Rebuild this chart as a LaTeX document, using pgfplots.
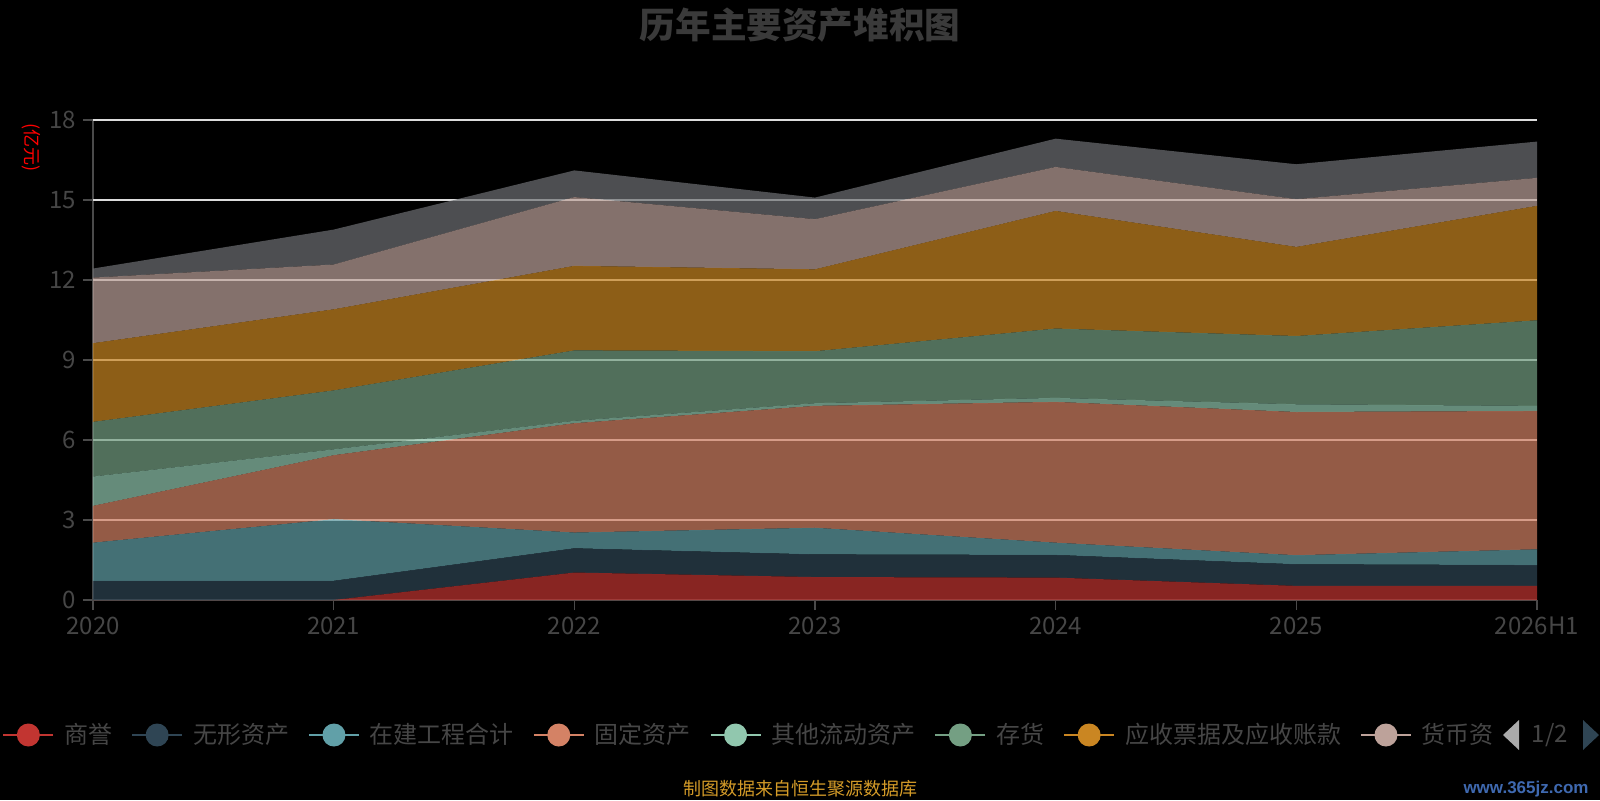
\documentclass[border=0pt]{standalone}
\usepackage{pgfplots}
\pgfplotsset{compat=1.18}
\usepackage{fontspec}
\setmainfont{Noto Sans CJK SC}
\setsansfont{Noto Sans CJK SC}
\newfontfamily\wmfont{Liberation Sans}
\definecolor{c1}{HTML}{C23531}
\definecolor{c2}{HTML}{2F4554}
\definecolor{c3}{HTML}{61A0A8}
\definecolor{c4}{HTML}{D48265}
\definecolor{c5}{HTML}{91C7AE}
\definecolor{c6}{HTML}{749F83}
\definecolor{c7}{HTML}{CA8622}
\definecolor{c8}{HTML}{BDA29A}
\definecolor{c9}{HTML}{6E7074}
\definecolor{labgray}{HTML}{464646}
\definecolor{axisgray}{HTML}{4A4A4A}
\definecolor{gridc}{HTML}{DCDCDC}
\definecolor{titlec}{HTML}{3A3A3A}
\definecolor{footc}{HTML}{D49B28}
\definecolor{wmc}{HTML}{3F69B0}
\pgfplotsset{
  myleg/.style={legend image code/.code={
    \draw[#1, draw opacity=1, line width=1pt] (0pt,0pt) -- (25pt,0pt);
    \fill[#1, fill opacity=1] (12.5pt,0pt) circle (5.75pt);}},
}
\begin{document}
\begin{tikzpicture}
\fill[black] (0,0) rectangle (800pt,400pt);
\node[text=titlec, font=\fontsize{17.8pt}{18pt}\selectfont\bfseries] at (400pt,387.5pt) {历年主要资产堆积图};
\node[text=red, rotate=-90, font=\fontsize{9pt}{9pt}\selectfont] at (15.5pt,326pt) {(亿元)};
\begin{axis}[
  at={(46.5pt,100pt)}, anchor=south west,
  scale only axis, width=722pt, height=240pt,
  xmin=0, xmax=6, ymin=0, ymax=18,
  stack plots=y,
  xtick={0,1,2,3,4,5,6},
  xticklabels={2020,2021,2022,2023,2024,2025,2026H1},
  ytick={0,3,6,9,12,15,18},
  extra y ticks={3,6,9,12,15,18},
  extra y tick labels={},
  extra y tick style={grid=major, major tick length=0pt},
  major grid style={color=gridc, line width=0.75pt},
  axis x line*=bottom, axis y line*=left,
  axis line style={color=axisgray, line width=0.75pt},
  tick style={color=axisgray, line width=0.75pt},
  tick align=outside, major tick length=5pt,
  /pgf/number format/assume math mode=true,
  ticklabel style={font=\fontsize{12pt}{12pt}\selectfont, text=labgray},
  legend columns=8,
  legend style={at={(-0.0672,-0.28125)}, anchor=west, draw=none, fill=none,
    text=labgray, font=\fontsize{12pt}{12pt}\selectfont,
    nodes={inner sep=0pt},
    /tikz/every odd column/.append style={column sep=5pt},
    /tikz/every even column/.append style={column sep=9.4pt}},
  legend cell align=left,
]
\addplot[draw=none, fill=c1, fill opacity=0.7, myleg=c1] coordinates {(0,0) (1,0) (2,1.03) (3,0.86) (4,0.84) (5,0.53) (6,0.53)} \closedcycle;
\addlegendentry{商誉}
\addplot[draw=none, fill=c2, fill opacity=0.7, myleg=c2] coordinates {(0,0.72) (1,0.72) (2,0.91) (3,0.85) (4,0.85) (5,0.81) (6,0.78)} \closedcycle;
\addlegendentry{无形资产}
\addplot[draw=none, fill=c3, fill opacity=0.7, myleg=c3] coordinates {(0,1.43) (1,2.31) (2,0.59) (3,1.00) (4,0.46) (5,0.34) (6,0.59)} \closedcycle;
\addlegendentry{在建工程合计}
\addplot[draw=none, fill=c4, fill opacity=0.7, myleg=c4] coordinates {(0,1.38) (1,2.40) (2,4.10) (3,4.57) (4,5.28) (5,5.37) (6,5.19)} \closedcycle;
\addlegendentry{固定资产}
\addplot[draw=none, fill=c5, fill opacity=0.7, myleg=c5] coordinates {(0,1.10) (1,0.22) (2,0.09) (3,0.10) (4,0.15) (5,0.29) (6,0.19)} \closedcycle;
\addlegendentry{其他流动资产}
\addplot[draw=none, fill=c6, fill opacity=0.7, myleg=c6] coordinates {(0,2.05) (1,2.21) (2,2.64) (3,1.95) (4,2.60) (5,2.56) (6,3.21)} \closedcycle;
\addlegendentry{存货}
\addplot[draw=none, fill=c7, fill opacity=0.7, myleg=c7] coordinates {(0,2.95) (1,3.04) (2,3.17) (3,3.07) (4,4.41) (5,3.34) (6,4.29)} \closedcycle;
\addlegendentry{应收票据及应收账款}
\addplot[draw=none, fill=c8, fill opacity=0.7, myleg=c8] coordinates {(0,2.46) (1,1.68) (2,2.58) (3,1.88) (4,1.65) (5,1.79) (6,1.05)} \closedcycle;
\addlegendentry{货币资}
\addplot[draw=none, fill=c9, fill opacity=0.7] coordinates {(0,0.34) (1,1.31) (2,1.00) (3,0.81) (4,1.06) (5,1.31) (6,1.36)} \closedcycle;
\end{axis}
\fill[color={rgb,255:red,170;green,170;blue,170}] (759.5pt,40pt) -- (759.5pt,25pt) -- (751.5pt,32.5pt) -- cycle;
\node[text=labgray, font=\fontsize{12pt}{12pt}\selectfont] at (775pt,32.5pt) {1/2};
\fill[c2] (791.5pt,40pt) -- (791.5pt,25pt) -- (799.5pt,32.5pt) -- cycle;
\node[text=footc, font=\fontsize{9pt}{9pt}\selectfont] at (400pt,5.5pt) {制图数据来自恒生聚源数据库};
\node[text=wmc, font=\wmfont\bfseries\fontsize{8.5pt}{9pt}\selectfont] at (763pt,5.5pt) {www.365jz.com};
\pgfresetboundingbox
\path[use as bounding box] (0,0) rectangle (800pt,400pt);
\end{tikzpicture}
\end{document}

━━━

__JOB__: Set every line down exactly as written, leaving each picture out.

__FULL OUTPUT__:
Rebuild this chart as a LaTeX document, using pgfplots.
\documentclass[border=0pt]{standalone}
\usepackage{pgfplots}
\pgfplotsset{compat=1.18}
\usepackage{fontspec}
\setmainfont{Noto Sans CJK SC}
\setsansfont{Noto Sans CJK SC}
\newfontfamily\wmfont{Liberation Sans}
\definecolor{c1}{HTML}{C23531}
\definecolor{c2}{HTML}{2F4554}
\definecolor{c3}{HTML}{61A0A8}
\definecolor{c4}{HTML}{D48265}
\definecolor{c5}{HTML}{91C7AE}
\definecolor{c6}{HTML}{749F83}
\definecolor{c7}{HTML}{CA8622}
\definecolor{c8}{HTML}{BDA29A}
\definecolor{c9}{HTML}{6E7074}
\definecolor{labgray}{HTML}{464646}
\definecolor{axisgray}{HTML}{4A4A4A}
\definecolor{gridc}{HTML}{DCDCDC}
\definecolor{titlec}{HTML}{3A3A3A}
\definecolor{footc}{HTML}{D49B28}
\definecolor{wmc}{HTML}{3F69B0}
\pgfplotsset{
  myleg/.style={legend image code/.code={
    \draw[#1, draw opacity=1, line width=1pt] (0pt,0pt) -- (25pt,0pt);
    \fill[#1, fill opacity=1] (12.5pt,0pt) circle (5.75pt);}},
}
\begin{document}
\begin{tikzpicture}
\fill[black] (0,0) rectangle (800pt,400pt);
\node[text=titlec, font=\fontsize{17.8pt}{18pt}\selectfont\bfseries] at (400pt,387.5pt) {历年主要资产堆积图};
\node[text=red, rotate=-90, font=\fontsize{9pt}{9pt}\selectfont] at (15.5pt,326pt) {(亿元)};
\begin{axis}[
  at={(46.5pt,100pt)}, anchor=south west,
  scale only axis, width=722pt, height=240pt,
  xmin=0, xmax=6, ymin=0, ymax=18,
  stack plots=y,
  xtick={0,1,2,3,4,5,6},
  xticklabels={2020,2021,2022,2023,2024,2025,2026H1},
  ytick={0,3,6,9,12,15,18},
  extra y ticks={3,6,9,12,15,18},
  extra y tick labels={},
  extra y tick style={grid=major, major tick length=0pt},
  major grid style={color=gridc, line width=0.75pt},
  axis x line*=bottom, axis y line*=left,
  axis line style={color=axisgray, line width=0.75pt},
  tick style={color=axisgray, line width=0.75pt},
  tick align=outside, major tick length=5pt,
  /pgf/number format/assume math mode=true,
  ticklabel style={font=\fontsize{12pt}{12pt}\selectfont, text=labgray},
  legend columns=8,
  legend style={at={(-0.0672,-0.28125)}, anchor=west, draw=none, fill=none,
    text=labgray, font=\fontsize{12pt}{12pt}\selectfont,
    nodes={inner sep=0pt},
    /tikz/every odd column/.append style={column sep=5pt},
    /tikz/every even column/.append style={column sep=9.4pt}},
  legend cell align=left,
]
\addplot[draw=none, fill=c1, fill opacity=0.7, myleg=c1] coordinates {(0,0) (1,0) (2,1.03) (3,0.86) (4,0.84) (5,0.53) (6,0.53)} \closedcycle;
\addlegendentry{商誉}
\addplot[draw=none, fill=c2, fill opacity=0.7, myleg=c2] coordinates {(0,0.72) (1,0.72) (2,0.91) (3,0.85) (4,0.85) (5,0.81) (6,0.78)} \closedcycle;
\addlegendentry{无形资产}
\addplot[draw=none, fill=c3, fill opacity=0.7, myleg=c3] coordinates {(0,1.43) (1,2.31) (2,0.59) (3,1.00) (4,0.46) (5,0.34) (6,0.59)} \closedcycle;
\addlegendentry{在建工程合计}
\addplot[draw=none, fill=c4, fill opacity=0.7, myleg=c4] coordinates {(0,1.38) (1,2.40) (2,4.10) (3,4.57) (4,5.28) (5,5.37) (6,5.19)} \closedcycle;
\addlegendentry{固定资产}
\addplot[draw=none, fill=c5, fill opacity=0.7, myleg=c5] coordinates {(0,1.10) (1,0.22) (2,0.09) (3,0.10) (4,0.15) (5,0.29) (6,0.19)} \closedcycle;
\addlegendentry{其他流动资产}
\addplot[draw=none, fill=c6, fill opacity=0.7, myleg=c6] coordinates {(0,2.05) (1,2.21) (2,2.64) (3,1.95) (4,2.60) (5,2.56) (6,3.21)} \closedcycle;
\addlegendentry{存货}
\addplot[draw=none, fill=c7, fill opacity=0.7, myleg=c7] coordinates {(0,2.95) (1,3.04) (2,3.17) (3,3.07) (4,4.41) (5,3.34) (6,4.29)} \closedcycle;
\addlegendentry{应收票据及应收账款}
\addplot[draw=none, fill=c8, fill opacity=0.7, myleg=c8] coordinates {(0,2.46) (1,1.68) (2,2.58) (3,1.88) (4,1.65) (5,1.79) (6,1.05)} \closedcycle;
\addlegendentry{货币资}
\addplot[draw=none, fill=c9, fill opacity=0.7] coordinates {(0,0.34) (1,1.31) (2,1.00) (3,0.81) (4,1.06) (5,1.31) (6,1.36)} \closedcycle;
\end{axis}
\fill[color={rgb,255:red,170;green,170;blue,170}] (759.5pt,40pt) -- (759.5pt,25pt) -- (751.5pt,32.5pt) -- cycle;
\node[text=labgray, font=\fontsize{12pt}{12pt}\selectfont] at (775pt,32.5pt) {1/2};
\fill[c2] (791.5pt,40pt) -- (791.5pt,25pt) -- (799.5pt,32.5pt) -- cycle;
\node[text=footc, font=\fontsize{9pt}{9pt}\selectfont] at (400pt,5.5pt) {制图数据来自恒生聚源数据库};
\node[text=wmc, font=\wmfont\bfseries\fontsize{8.5pt}{9pt}\selectfont] at (763pt,5.5pt) {www.365jz.com};
\pgfresetboundingbox
\path[use as bounding box] (0,0) rectangle (800pt,400pt);
\end{tikzpicture}
\end{document}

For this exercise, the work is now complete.